Aim of the exercise = Reproduce, character for character, the lines below from the first through the one with "pct = [5, 6, 7, 8, 9, 10, 11, 12, 13, 14, 15]". Leave pictures out.

Source records =
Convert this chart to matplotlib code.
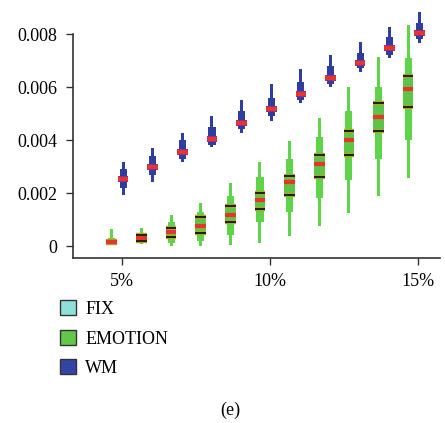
import matplotlib.pyplot as plt
from matplotlib.patches import Patch

plt.rcParams['font.family'] = ['Liberation Serif', 'DejaVu Serif']

pct = [5, 6, 7, 8, 9, 10, 11, 12, 13, 14, 15]

# EMOTION letter-value summaries
emo_lo = [0.00004, 0.00008, 0.0, 0.0, 0.00004, 0.00011, 0.00038, 0.00075, 0.00125, 0.00189, 0.00257]
emo_p05 = [0.00006, 0.00012, 0.0001, 0.0002, 0.0004, 0.0009, 0.0013, 0.0018, 0.0025, 0.0033, 0.0040]
emo_q1 = [0.0001, 0.0002, 0.00035, 0.0005, 0.0009, 0.0014, 0.00192, 0.0026, 0.00343, 0.00434, 0.00525]
emo_med = [0.00015, 0.0003, 0.00053, 0.00075, 0.00117, 0.00174, 0.00242, 0.0031, 0.0040, 0.00487, 0.00592]
emo_q3 = [0.0002, 0.0004, 0.0007, 0.0011, 0.0015, 0.0020, 0.00264, 0.00343, 0.00434, 0.0054, 0.0064]
emo_p95 = [0.0003, 0.0005, 0.0009, 0.0013, 0.0019, 0.0026, 0.0033, 0.0041, 0.0051, 0.0060, 0.0071]
emo_hi = [0.00064, 0.00068, 0.00117, 0.00162, 0.00238, 0.00317, 0.00396, 0.00483, 0.0060, 0.00713, 0.00834]

# WM letter-value summaries
wm_lo = [0.00192, 0.00242, 0.00317, 0.00374, 0.00426, 0.00472, 0.0054, 0.0060, 0.00657, 0.0071, 0.00766]
wm_p05 = [0.0022, 0.0027, 0.0033, 0.0038, 0.0044, 0.0049, 0.0055, 0.0061, 0.0067, 0.0072, 0.0078]
wm_q1 = [0.0024, 0.00286, 0.00343, 0.00392, 0.00452, 0.00505, 0.00562, 0.00622, 0.00678, 0.00735, 0.00792]
wm_med = [0.00253, 0.00298, 0.00355, 0.00404, 0.00464, 0.00517, 0.00574, 0.00634, 0.0069, 0.00747, 0.00804]
wm_q3 = [0.00266, 0.0031, 0.00367, 0.00416, 0.00476, 0.00529, 0.00586, 0.00646, 0.00702, 0.00759, 0.00816]
wm_p95 = [0.0029, 0.0034, 0.0040, 0.0045, 0.0051, 0.0056, 0.0062, 0.0068, 0.0073, 0.0079, 0.0084]
wm_hi = [0.00317, 0.0037, 0.00426, 0.0049, 0.0055, 0.0061, 0.00668, 0.0072, 0.0077, 0.00826, 0.00883]

legend_labels = ['FIX', 'EMOTION', 'WM']
legend_colors = ['#8ee0d8', '#62c84a', '#3545a5']

fig = plt.figure(figsize=(4.45, 4.23), dpi=100)
ax = fig.add_axes([0.164, 0.390, 0.825, 0.586])


def boxen(x, lo, p05, q1, med, q3, p95, hi, col, box_col, qline, medcol):
    ax.bar(x, [h - l for h, l in zip(hi, lo)], bottom=lo, width=0.1, color=col, zorder=2)
    ax.bar(x, [h - l for h, l in zip(p95, p05)], bottom=p05, width=0.24, color=col, zorder=2)
    ax.bar(x, [h - l for h, l in zip(q3, q1)], bottom=q1, width=0.36, color=box_col, zorder=3)
    left = [v - 0.18 for v in x]
    right = [v + 0.18 for v in x]
    if qline is not None:
        for q in (q1, q3):
            ax.hlines(q, left, right, color='#a8a830', lw=3.2, zorder=4)
            ax.hlines(q, left, right, color=qline, lw=1.4, zorder=4)
    ax.hlines(med, left, right, color=medcol, lw=3, zorder=5)


emo_x = [p - 0.34 for p in pct]
wm_x = [p + 0.04 for p in pct]

boxen(emo_x, emo_lo, emo_p05, emo_q1, emo_med, emo_q3, emo_p95, emo_hi,
      '#5fd34a', '#5cc446', '#1e1e06', '#e8352a')
boxen(wm_x, wm_lo, wm_p05, wm_q1, wm_med, wm_q3, wm_p95, wm_hi,
      '#2e3da0', '#8a2c9e', None, '#e8352a')

ax.set_xlim(3.35, 15.74)
ax.set_ylim(-0.00045, 0.0089)
ax.set_xticks([5, 10, 15])
ax.set_xticklabels(['5%', '10%', '15%'])
ax.set_yticks([0, 0.002, 0.004, 0.006, 0.008])
ax.set_yticklabels(['0', '0.002', '0.004', '0.006', '0.008'])
ax.tick_params(labelsize=13, length=5, width=1, color='#333333', pad=6)

for s in ['top', 'right']:
    ax.spines[s].set_visible(False)
for s in ['left', 'bottom']:
    ax.spines[s].set_color('#333333')
    ax.spines[s].set_linewidth(1.2)
ax.spines['left'].set_bounds(-0.00045, 0.008)

handles = [Patch(facecolor=c, edgecolor='#333333', lw=1) for c in legend_colors]
fig.legend(handles, legend_labels, loc='upper left', bbox_to_anchor=(0.135, 0.29),
           frameon=False, fontsize=13, handlelength=0.9, handleheight=0.9,
           handletextpad=0.5, labelspacing=0.65, borderpad=0, borderaxespad=0)

fig.text(0.517, 0.03, '(e)', ha='center', va='center', fontsize=13)

fig.savefig('out.png', dpi=100)
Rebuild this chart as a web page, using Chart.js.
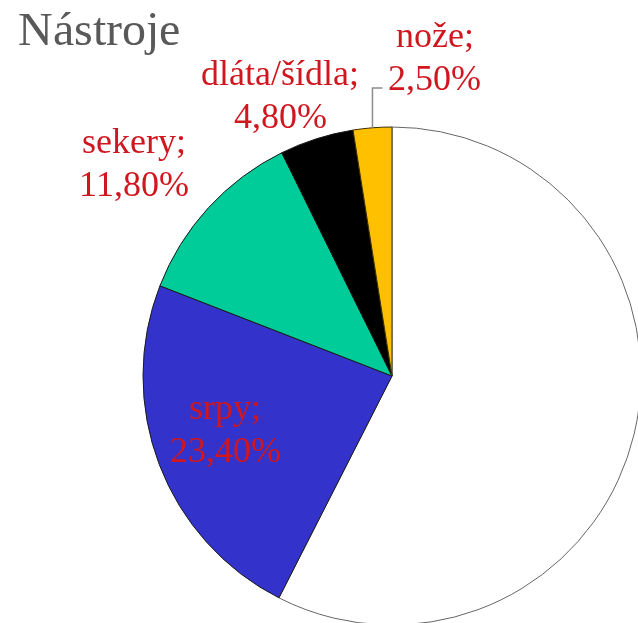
<!DOCTYPE html>
<html>
<head>
<meta charset="utf-8">
<script src="https://cdn.jsdelivr.net/npm/chart.js@4/dist/chart.umd.min.js"></script>
<style>
  @font-face{font-family:'PieSerif';src:local('Liberation Serif'),local('LiberationSerif'),local('Tinos'),local('Times New Roman');}
  body{margin:0;background:#fff;}
  #wrap{position:absolute;left:0;top:0;width:660px;height:700px;overflow:hidden;}
  .txt{position:absolute;white-space:nowrap;font-family:PieSerif,Times,'Liberation Serif',serif;}
  #ttl{left:18px;top:0;font-size:48px;line-height:58px;color:#595959;}
  .lab{font-size:36px;line-height:43px;color:#d0161e;text-align:center;transform:translateX(-50%);}
</style>
</head>
<body>
<div id="wrap"><canvas id="pie" width="660" height="700"></canvas></div>
<div id="ttl" class="txt"></div>
<script>
/* Nástroje – pie of tool types */
const title = 'Nástroje';
const labels = ['', 'srpy', 'sekery', 'dláta/šídla', 'nože'];
const values = [57.5, 23.4, 11.8, 4.8, 2.5];
const shown = ['', '23,40%', '11,80%', '4,80%', '2,50%'];

const colors = ['#ffffff', '#3333cc', '#00cc99', '#000000', '#ffc000'];
const edges = ['#666666', '#1a1a1a', '#1a1a1a', '#1a1a1a', '#3a3000'];
// where each label sits: fraction of radius along mid angle, then px nudge (first baseline)
const place = [null, {k:0.7, dx:-4, dy:-21}, {k:1.3, dx:-19, dy:-6}, {k:1.2, dx:-21, dy:-8}, {k:1.2, dx:66, dy:-33}];

document.getElementById('ttl').textContent = title;

// only the leader line is drawn on the canvas, the text lives in the page
const leaderPlugin = {
  id: 'leader',
  afterDatasetsDraw(chart){
    const c = chart.ctx;
    const arc = chart.getDatasetMeta(0).data[4];
    const p = place[4];
    const a = (arc.startAngle + arc.endAngle) / 2;
    const y = arc.y + Math.sin(a) * arc.outerRadius * p.k + p.dy;
    const ex = arc.x + Math.cos(a) * arc.outerRadius;
    const ey = arc.y + Math.sin(a) * arc.outerRadius;
    c.save();
    c.strokeStyle = '#8c8c8c';
    c.lineWidth = 1.5;
    c.beginPath();
    c.moveTo(ex, ey);
    c.lineTo(ex, y + 43);
    c.lineTo(ex + 10, y + 43);
    c.stroke();
    c.restore();
  }
};

const chart = new Chart(document.getElementById('pie'), {
  type: 'pie',
  data: {
    labels,
    datasets: [{
      data: values,
      backgroundColor: colors,
      borderColor: edges,
      borderWidth: 1
    }]
  },
  options: {
    responsive: false,
    animation: false,
    radius: 249,
    layout: { padding: { left: 143, top: 127, right: 19, bottom: 75 } },
    plugins: { legend: { display: false }, tooltip: { enabled: false } }
  },
  plugins: [leaderPlugin]
});

// place the slice labels from the arc geometry
chart.getDatasetMeta(0).data.forEach((arc, i)=>{
  const p = place[i];
  if(!p) return;
  const a = (arc.startAngle + arc.endAngle) / 2;
  const x = arc.x + Math.cos(a) * arc.outerRadius * p.k + p.dx;
  const y = arc.y + Math.sin(a) * arc.outerRadius * p.k + p.dy;
  const d = document.createElement('div');
  d.className = 'txt lab';
  d.style.left = x + 'px';
  d.style.top = (y - 31) + 'px';   // first baseline sits ~31px below the box top
  d.innerHTML = labels[i] + ';<br>' + shown[i];
  document.body.appendChild(d);
});
</script>
</body>
</html>
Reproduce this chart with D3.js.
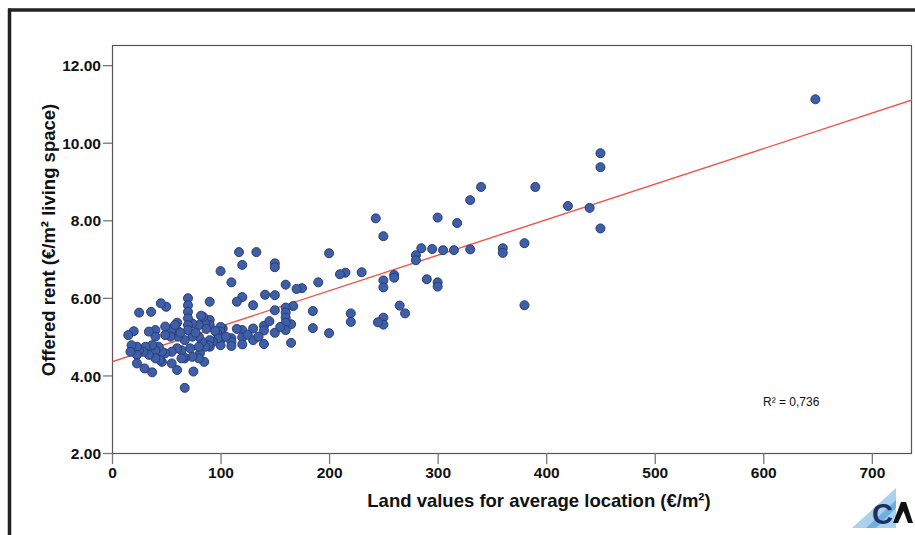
<!DOCTYPE html>
<html>
<head>
<meta charset="utf-8">
<script src="https://cdn.jsdelivr.net/npm/d3@7"></script>
<style>
	body { margin: 0; background: #fff; }
	text { font-family: "Liberation Sans", Arial, sans-serif; }
</style>
</head>
<body>
<div id="chart"></div>
<script>
// land value per m2 (x) and offered rent per m2 (y), one entry per point
var landValue = [
	648, 450, 450, 450, 440, 420, 390, 380, 380, 360, 360, 340, 330, 330, 318, 315, 305, 300, 300, 300,
	295, 290, 285, 280, 280, 270, 265, 260, 260, 250, 250, 250, 250, 250, 245, 243, 230, 220, 220, 215,
	210, 200, 200, 190, 185, 185, 175, 170, 167, 165, 165, 160, 160, 160, 160, 160, 160, 150, 150, 150,
	150, 150, 141, 140, 140, 140, 133, 130, 130, 130, 120, 120, 120, 120, 120, 117, 115, 115, 110, 110,
	110, 110, 102, 100, 100, 100, 100, 100, 97, 98, 93, 90, 90, 90, 90, 90, 89, 86, 86, 85,
	84, 83, 82, 81, 80, 80, 80, 80, 75, 74, 74, 74, 72, 70, 70, 70, 70, 70, 70, 67,
	67, 67, 66, 64, 64, 61, 60, 60, 60, 60, 55, 55, 55, 54, 50, 49, 49, 49, 46, 46,
	45, 44, 43, 40, 40, 40, 40, 37, 37, 36, 34, 34, 31, 30, 29, 25, 25, 23, 23, 23,
	20, 18, 17, 15, 58, 63, 77, 87, 95, 105, 125, 135, 145, 155
];
var offeredRent = [
	11.12, 9.73, 9.37, 7.79, 8.32, 8.37, 8.86, 7.41, 5.81, 7.28, 7.16, 8.86, 8.52, 7.25, 7.93, 7.23, 7.23, 8.07, 6.40, 6.29,
	7.26, 6.48, 7.28, 7.10, 6.97, 5.60, 5.80, 6.59, 6.52, 7.59, 6.45, 6.27, 5.49, 5.31, 5.37, 8.05, 6.66, 5.60, 5.38, 6.65,
	6.61, 7.15, 5.09, 6.40, 5.66, 5.22, 6.25, 6.23, 5.79, 5.32, 4.84, 6.34, 5.75, 5.62, 5.49, 5.36, 5.17, 6.89, 6.79, 6.07,
	5.68, 5.10, 6.08, 5.28, 5.16, 4.81, 7.18, 5.81, 5.21, 4.91, 6.85, 6.02, 5.17, 4.98, 4.80, 7.18, 5.90, 5.20, 6.40, 4.96,
	4.87, 4.76, 5.21, 6.69, 5.25, 5.13, 4.91, 4.78, 5.09, 4.96, 4.87, 5.90, 5.43, 5.30, 4.91, 4.74, 4.78, 5.34, 4.74, 4.35,
	5.51, 4.87, 5.54, 4.57, 5.30, 5.00, 4.74, 4.44, 4.10, 5.34, 5.00, 4.48, 4.70, 5.99, 5.81, 5.64, 5.47, 5.30, 5.17, 4.91,
	4.44, 3.68, 4.48, 4.65, 4.44, 5.00, 5.36, 5.17, 4.70, 4.14, 5.19, 4.61, 4.31, 5.00, 5.77, 5.26, 5.04, 4.57, 4.61, 4.35,
	5.86, 4.40, 4.74, 5.17, 5.00, 4.65, 4.44, 4.78, 4.08, 5.64, 5.13, 4.53, 4.74, 4.18, 4.61, 5.62, 4.65, 4.74, 4.53, 4.31,
	5.14, 4.78, 4.61, 5.04, 5.30, 5.10, 5.10, 5.20, 5.15, 5.00, 5.05, 5.00, 5.40, 5.25
];
var xTicks = [0, 100, 200, 300, 400, 500, 600, 700];
var yTicks = [2, 4, 6, 8, 10, 12];
// linear fit drawn by the original software
var fitIntercept = 4.35;
var fitSlope = 0.00916;
var rSquared = 'R\u00b2 = 0,736';

var width = 915, height = 535;
var plotLeft = 112, plotRight = 912, plotTop = 45, plotBottom = 453;

var svg = d3.select('#chart').append('svg')
	.attr('width', width)
	.attr('height', height);

// thick border of the cut-out picture
svg.append('line')
	.attr('x1', 8).attr('x2', width)
	.attr('y1', 10).attr('y2', 10)
	.attr('stroke', '#222')
	.attr('stroke-width', 3.5);
svg.append('line')
	.attr('x1', 9.5).attr('x2', 9.5)
	.attr('y1', 8.5).attr('y2', height)
	.attr('stroke', '#222')
	.attr('stroke-width', 3.5);

var x = d3.scaleLinear().domain([0, 737]).range([plotLeft, plotRight]);
var y = d3.scaleLinear().domain([2, 12.52]).range([plotBottom, plotTop]);

var points = landValue.map(function(d, i) {
	return {'x': d, 'y': offeredRent[i]};
});

// plot frame
svg.append('rect')
	.attr('x', plotLeft + 0.5)
	.attr('y', plotTop + 0.5)
	.attr('width', plotRight - plotLeft - 1)
	.attr('height', plotBottom - plotTop)
	.attr('fill', 'none')
	.attr('stroke', '#555')
	.attr('stroke-width', 1.2);

var xAxis = svg.append('g')
	.attr('transform', 'translate(0,' + plotBottom + ')')
	.call(d3.axisBottom(x).tickValues(xTicks).tickSize(11).tickPadding(3).tickFormat(d3.format('d')));

var yAxis = svg.append('g')
	.attr('transform', 'translate(' + plotLeft + ',0)')
	.call(d3.axisLeft(y).tickValues(yTicks).tickSize(9).tickPadding(2).tickFormat(d3.format('.2f')));

[xAxis, yAxis].forEach(function(a) {
	a.select('.domain').remove();
	a.selectAll('.tick line')
		.attr('stroke', '#777')
		.attr('stroke-width', 1.3);
	a.selectAll('.tick text')
		.attr('fill', '#111')
		.style('font-size', '15.5px')
		.style('font-weight', 'bold')
		.style('font-family', '"Liberation Sans", Arial, sans-serif');
});
yAxis.selectAll('.tick text').attr('dy', '0.36em');

svg.append('clipPath')
	.attr('id', 'plotclip')
	.append('rect')
		.attr('x', plotLeft)
		.attr('y', plotTop)
		.attr('width', plotRight - plotLeft)
		.attr('height', plotBottom - plotTop);

// fit line, from the left edge of the plot to the right edge
var xDomain = x.domain();
svg.append('line')
	.attr('clip-path', 'url(#plotclip)')
	.attr('x1', x(xDomain[0]))
	.attr('y1', y(fitIntercept + fitSlope * xDomain[0]))
	.attr('x2', x(xDomain[1]))
	.attr('y2', y(fitIntercept + fitSlope * xDomain[1]))
	.attr('stroke', '#f2534b')
	.attr('stroke-width', 1.4);

svg.append('g')
	.selectAll('circle')
	.data(points)
	.enter()
		.append('circle')
			.attr('cx', function(d) { return x(d['x']); })
			.attr('cy', function(d) { return y(d['y']); })
			.attr('r', 4.5)
			.attr('fill', '#3f5ea8')
			.attr('stroke', '#273d74')
			.attr('stroke-width', 1);

svg.append('text')
	.attr('x', 763)
	.attr('y', 406)
	.attr('fill', '#111')
	.style('font-size', '12px')
	.text(rSquared);

svg.append('text')
	.attr('x', 539)
	.attr('y', 507)
	.attr('text-anchor', 'middle')
	.attr('fill', '#111')
	.style('font-size', '18.5px')
	.style('font-weight', 'bold')
	.text('Land values for average location (\u20ac/m\u00b2)');

svg.append('text')
	.attr('transform', 'translate(55,240) rotate(-90)')
	.attr('text-anchor', 'middle')
	.attr('fill', '#111')
	.style('font-size', '18.5px')
	.style('font-weight', 'bold')
	.text('Offered rent (\u20ac/m\u00b2 living space)');

// small logo bottom right
var logo = svg.append('g').attr('transform', 'translate(852,488)');
logo.append('path')
	.attr('d', 'M0,40 L44,0 L44,40 Z')
	.attr('fill', '#a9d2ef');
logo.append('path')
	.attr('d', 'M14,40 L44,12 L44,20 L24,40 Z')
	.attr('fill', '#6fb0e0');
logo.append('text')
	.attr('x', 20)
	.attr('y', 36)
	.attr('fill', '#1f2f5e')
	.style('font-size', '29px')
	.style('font-weight', 'bold')
	.text('C');
logo.append('path')
	.attr('d', 'M41,35 L49,14 L54,14 L61,35 L56,35 L51.5,23 L46,35 Z')
	.attr('fill', '#111');
</script>
</body>
</html>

Written solution =
Convert this chart to matplotlib code.
import matplotlib.pyplot as plt
from matplotlib.patches import Patch

plt.rcParams['font.family'] = ['Liberation Serif', 'DejaVu Serif']

pct = [5, 6, 7, 8, 9, 10, 11, 12, 13, 14, 15]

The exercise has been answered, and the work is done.